The opening shot shows a middle-aged woman sitting on a bench in a park. She suddenly notices colourful buttons sprouting from the ground near her. She looks around with apprehension, gets down on her knees to pick up and taste one. As she does, the buttons appear with rapidity. Fearing somebody may steal her treasure trove, she lies prostrate over the buttons, only to be pushed up by the sheer force of the sprout. The tagline reads Raho Umarless (Be ageless).
The latest commercial for Cadbury Gems is one among many in recent months where maker Cadbury-Kraft has been attempting to “up-age” or target consumers beyond kids, the latter considered to be core to the chocolate and confectionery categories.
A few months earlier, Cadbury, leader in the Rs 3,500-crore chocolate market with a share of a little over 70 per cent, came out with a campaign called ‘Get Lost’ for its Eclairs brand. Again, there were no kids in the commercial. On display were a series of ads showing adults handling prickly situations with an Eclairs. Then there was the famous ‘Masterji, pitaji ki patloon ek bilang chhoti kar do’ for the Cadbury 5 Star bar. It showed two guys, Ramesh and Suresh, so immersed in eating their chocolate that they forget to supervise the work of the tailor, who happily lops off a good length of the pant, not once but thrice while speaking on his mobile phone.
|THE CONSUMPTION STORY
Country-wise per-capita annual consumption (in euro)
|Source: Euromonitor report
In between, Cadbury attempted to up-age consumers of its bubble gum brand Bubbaloo, too, by targeting young adults rather than pre-teens, its core users, in a commercial called ‘Face Ka Gym’. The ad shows a rather chubby adolescent, the cynosure of the eyes of his neighbourhood aunts, happily chewing Bubbaloo gum to gain the attention of the girls around.
Chandramouli Venkatesan, director, snacking & strategy, Cadbury-Kraft, says the need to widen consumption stems from the desire among manufacturers to have as many users as possible in their fold. “Up-aging, creating new occasions to consume, are all part of the exercise to broadbase consumption,” he says.
Narayan Sundararaman, director, powdered beverages, gum & candy, Cadbury-Kraft, adds, “Our research shows that gum and candies are liked by adults as much as by kids and we thought of leveraging this.”
This is also important because the per capita consumption of chocolates and confectionery in India is low when compared to other markets. According to a Euromonitor report, the per capita consumption of chocolates, gum and sugar confectionery in India is Euro 1.2 (Rs 83) per year versus Euro 149.1 (Rs 10,325) in Britain and Euro 76.1 (Rs 5,270) in the US per year, respectively. So, it becomes imperative, say experts, for category players to expand the market.

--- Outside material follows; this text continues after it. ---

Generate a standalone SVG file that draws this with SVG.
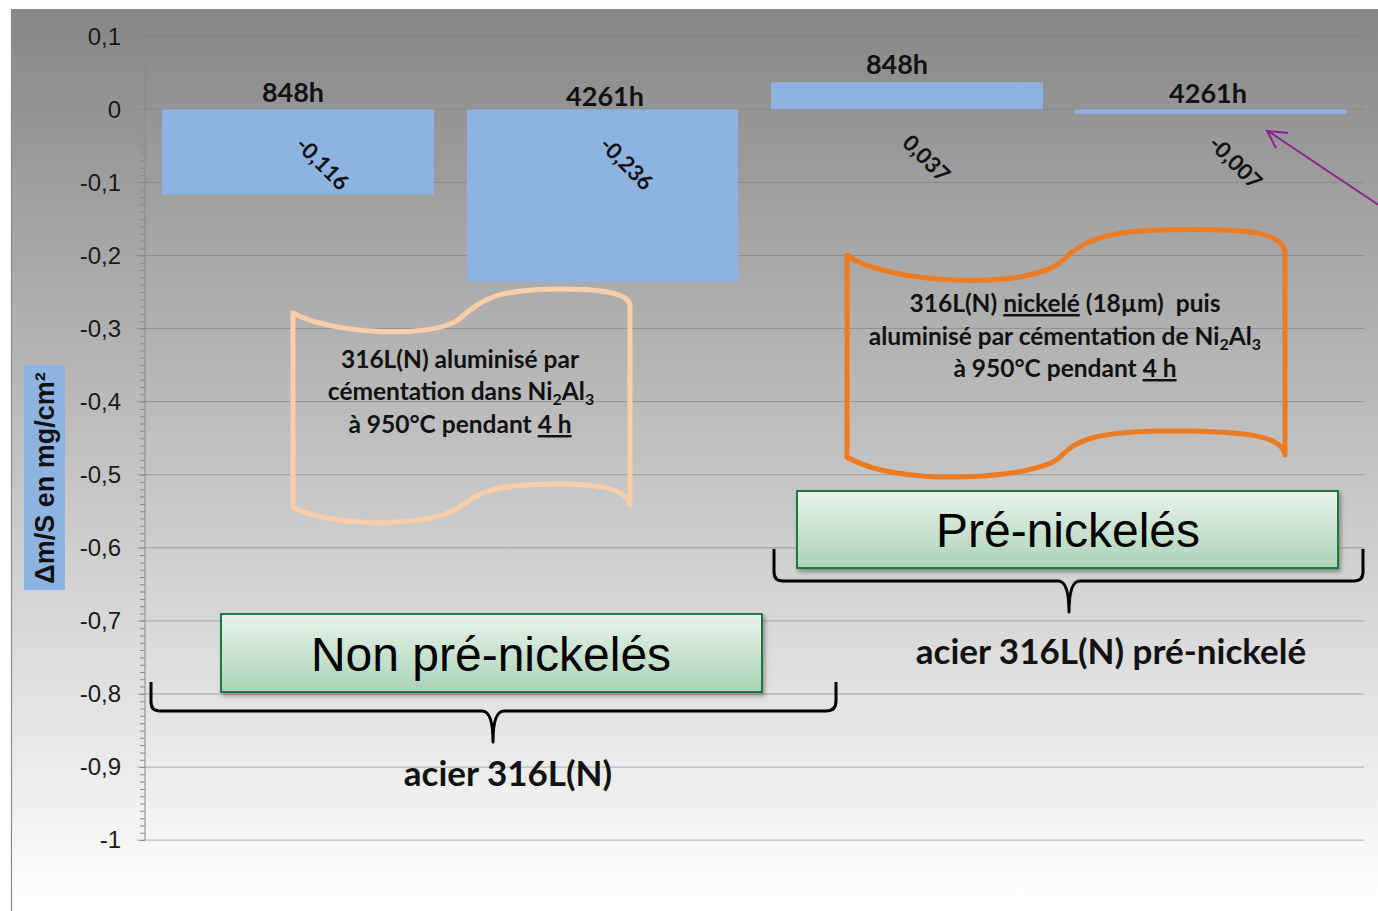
<svg xmlns="http://www.w3.org/2000/svg" width="1378" height="911" viewBox="0 0 1378 911">
<defs>
<linearGradient id="bg" x1="0" y1="9" x2="0" y2="911" gradientUnits="userSpaceOnUse">
<stop offset="0" stop-color="#878787"/>
<stop offset="0.5" stop-color="#c2c2c2"/>
<stop offset="1" stop-color="#ffffff"/>
</linearGradient>
<linearGradient id="gbox" x1="0" y1="0" x2="0" y2="1">
<stop offset="0" stop-color="#e9f3eb"/>
<stop offset="1" stop-color="#abd3b7"/>
</linearGradient>
<filter id="sh" x="-5%" y="-10%" width="110%" height="130%">
<feDropShadow dx="2" dy="3" stdDeviation="2" flood-color="#000" flood-opacity="0.35"/>
</filter>
</defs>
<style>
.tick{font-family:"Liberation Sans",Arial,sans-serif;font-size:24px;fill:#1a1a1a;text-anchor:end}
.grid{stroke:#7a7a7a;stroke-width:1;opacity:0.55}
.bar{fill:#8db3e2}
.hlab{font-family:Lato,"Liberation Sans",sans-serif;font-weight:bold;font-size:27px;fill:#111;text-anchor:middle}
.vlab{font-family:Lato,"Liberation Sans",sans-serif;font-weight:bold;font-size:22px;fill:#111;text-anchor:middle;dominant-baseline:central}
.scroll{fill:none;stroke-width:5;stroke-linejoin:round;stroke-linecap:round}
.stxt{font-family:Lato,"Liberation Sans",sans-serif;font-weight:bold;font-size:24.5px;fill:#111;text-anchor:middle}
.sub{font-size:16px}
.box{fill:url(#gbox);stroke:#1f7a3f;stroke-width:2;filter:url(#sh)}
.btxt{font-family:"Liberation Sans",Arial,sans-serif;font-size:48px;fill:#000;text-anchor:middle}
.brace{fill:none;stroke:#000;stroke-width:3;stroke-linejoin:round}
.gtxt{font-family:Lato,"Liberation Sans",sans-serif;font-weight:bold;font-size:35px;fill:#111;text-anchor:middle}
</style>
<rect x="0" y="0" width="1378" height="911" fill="#ffffff"/>
<rect x="11" y="9" width="1367" height="902" fill="url(#bg)"/>
<line x1="11.5" y1="9" x2="11.5" y2="911" stroke="#8a8a8a" stroke-width="1.2"/>

<g id="axis">
<line class="grid" x1="137" y1="36.2" x2="1364" y2="36.2"/>
<line class="grid" x1="137" y1="109.3" x2="1364" y2="109.3"/>
<line class="grid" x1="137" y1="182.4" x2="1364" y2="182.4"/>
<line class="grid" x1="137" y1="255.5" x2="1364" y2="255.5"/>
<line class="grid" x1="137" y1="328.5" x2="1364" y2="328.5"/>
<line class="grid" x1="137" y1="401.6" x2="1364" y2="401.6"/>
<line class="grid" x1="137" y1="474.7" x2="1364" y2="474.7"/>
<line class="grid" x1="137" y1="547.8" x2="1364" y2="547.8"/>
<line class="grid" x1="137" y1="620.9" x2="1364" y2="620.9"/>
<line class="grid" x1="137" y1="694" x2="1364" y2="694"/>
<line class="grid" x1="137" y1="767.1" x2="1364" y2="767.1"/>
<line class="grid" x1="137" y1="840.1" x2="1364" y2="840.1"/>
<line x1="145" y1="36.2" x2="145" y2="840.1" stroke="#8a8a8a" stroke-width="1"/>
<line x1="142.5" y1="36.2" x2="142.5" y2="841" stroke="#8a8a8a" stroke-width="5" stroke-dasharray="1 6.308"/>
<text class="tick" x="121" y="44.5">0,1</text>
<text class="tick" x="121" y="117.5">0</text>
<text class="tick" x="121" y="190.5">-0,1</text>
<text class="tick" x="121" y="263.5">-0,2</text>
<text class="tick" x="121" y="336.5">-0,3</text>
<text class="tick" x="121" y="409.5">-0,4</text>
<text class="tick" x="121" y="482.5">-0,5</text>
<text class="tick" x="121" y="555.5">-0,6</text>
<text class="tick" x="121" y="628.5">-0,7</text>
<text class="tick" x="121" y="702">-0,8</text>
<text class="tick" x="121" y="775">-0,9</text>
<text class="tick" x="121" y="848">-1</text>
</g>

<g id="axis-title">
<rect x="24" y="365" width="41" height="225" fill="#8db3e2"/>
<text transform="translate(54,478) rotate(-90)" text-anchor="middle" font-family="'Liberation Sans',Arial,sans-serif" font-weight="bold" font-size="27" fill="#111">Δm/S en mg/cm²</text>
</g>

<g id="bar1">
<rect class="bar" x="162" y="109.3" width="272" height="85"/>
<text class="hlab" x="293" y="102">848h</text>
<text class="vlab" transform="rotate(45 323 163)" x="323" y="163">-0,116</text>
</g>
<g id="bar2">
<rect class="bar" x="467" y="109.3" width="271" height="172.4"/>
<text class="hlab" x="605" y="106">4261h</text>
<text class="vlab" transform="rotate(45 627 163)" x="627" y="163">-0,236</text>
</g>
<g id="bar3">
<rect class="bar" x="771" y="82.3" width="272" height="27"/>
<text class="hlab" x="897" y="74">848h</text>
<text class="vlab" transform="rotate(45 927 158)" x="927" y="158">0,037</text>
</g>
<g id="bar4">
<rect class="bar" x="1075" y="109.3" width="272" height="4.5"/>
<text class="hlab" x="1208" y="103">4261h</text>
<text class="vlab" transform="rotate(45 1236 162)" x="1236" y="162">-0,007</text>
</g>

<g id="scroll1">
<path class="scroll" stroke="#f9cda8" d="M293,313 C330,334 430,339 458,320 C480,302 490,289 560,289 C610,289 628,295 630,305 L630,505 C628,493 610,484 560,484 C490,484 480,493 458,508 C430,527 330,528 293,507 Z"/>
<text class="stxt" x="460" y="368">316L(N) aluminisé par</text>
<text class="stxt" x="461" y="400">cémentation dans Ni<tspan class="sub" dy="5">2</tspan><tspan dy="-5">Al</tspan><tspan class="sub" dy="5">3</tspan></text>
<text class="stxt" x="460" y="433">à 950°C pendant <tspan text-decoration="underline">4 h</tspan></text>
</g>

<g id="scroll2">
<path class="scroll" stroke="#ec7b22" d="M847,255 C880,281 1010,291 1055,266 C1075,253 1080,232 1160,230 C1250,228 1283,232 1285,253 L1285,455 C1283,437 1250,430 1160,431 C1090,432 1075,442 1060,457 C1040,478 900,489 847,457 Z"/>
<text class="stxt" x="1065" y="312" xml:space="preserve">316L(N) <tspan text-decoration="underline">nickelé</tspan> (18µm)  puis</text>
<text class="stxt" x="1065" y="345">aluminisé par cémentation de Ni<tspan class="sub" dy="5">2</tspan><tspan dy="-5">Al</tspan><tspan class="sub" dy="5">3</tspan></text>
<text class="stxt" x="1065" y="377">à 950°C pendant <tspan text-decoration="underline">4 h</tspan></text>
</g>

<g id="connectors">
<path id="brace1" class="brace" d="M151,682 L151,702 Q151,711 160,711 L482,711 Q493,711 493,742 Q493,711 504,711 L826,711 Q836,711 836,701 L836,682"/>
<path id="brace2" class="brace" d="M774,549 L774,572 Q774,581 783,581 L1058,581 Q1069,581 1069,612 Q1069,581 1080,581 L1354,581 Q1363,581 1363,572 L1363,549"/>
<g id="arrow" stroke="#8e1f8e" stroke-width="2" fill="none">
<line x1="1380" y1="206" x2="1268" y2="131"/>
<polyline points="1288,133 1267,131 1276,148"/>
</g>
</g>

<g id="box-non">
<rect class="box" x="221" y="614" width="541" height="78"/>
<text class="btxt" x="491" y="671">Non pré-nickelés</text>
</g>
<g id="box-pre">
<rect class="box" x="797" y="491" width="541" height="77"/>
<text class="btxt" x="1068" y="547">Pré-nickelés</text>
</g>

<g id="label-acier">
<text class="gtxt" x="508" y="786">acier 316L(N)</text>
</g>
<g id="label-acier-pre">
<text class="gtxt" x="1111" y="664">acier 316L(N) pré-nickelé</text>
</g>
</svg>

Cadbury is not the only one looking at broadbasing consumption. Rival Perfetti Van Melle has also attempted this, a case in point being the 2Choco Eclairs ad playing on television these days. While children have not been alienated, with an animated white bear which turns brown appearing in the commercial, Kareena Kapoor’s presence is intended to get adults interested in the product, too.
“Eclairs is a segment that sits between a gum and a candy. It has small doses of chocolate in it and is consumed by both kids and adults,” says Nikhil Sharma, director, marketing, Perfetti. “We needed someone who transcends age barriers when endorsing it. Kapoor fit the bill.”
Perfetti’s try for mature consumers is not restricted to this product. In the last 10 to 15 years, it has used humour effectively in the advertising for its chewing gum brands Happydent, Chlormint, Center Fresh and Center Fruit. Experts say this is partly because chewing-gum as a category has been identified more with adults and less with kids. In recent years, in fact, the chewing gum segment within the overall Rs 1,200-crore gum market in India has grown from 20 per cent to 36 per cent in size. The other segment, bubble gum has shrunk from 80 per cent to 64 per cent.
This, say experts, is because gum consumption is no more perceived as being a kid’s pastime alone. The category as a whole is evolving and moving out of its kiddie domain. The result of all this is that bubble gum makers are also speaking to adults now. Perfetti’s Big Babol, for instance, has targeted both kids and teenagers through its advertising. Says Prasoon Joshi, executive chairman, McCann Worldgroup India, the creative agency for Big Babol: “With Babol, we have focused on the obsession that children and teenagers have of blowing disproportionately large bubbles. They simply love it.”
Cadbury, meanwhile, is gearing up to launch its second Cadbury Gems commercial on television. The protagonist this time is a middle-aged man.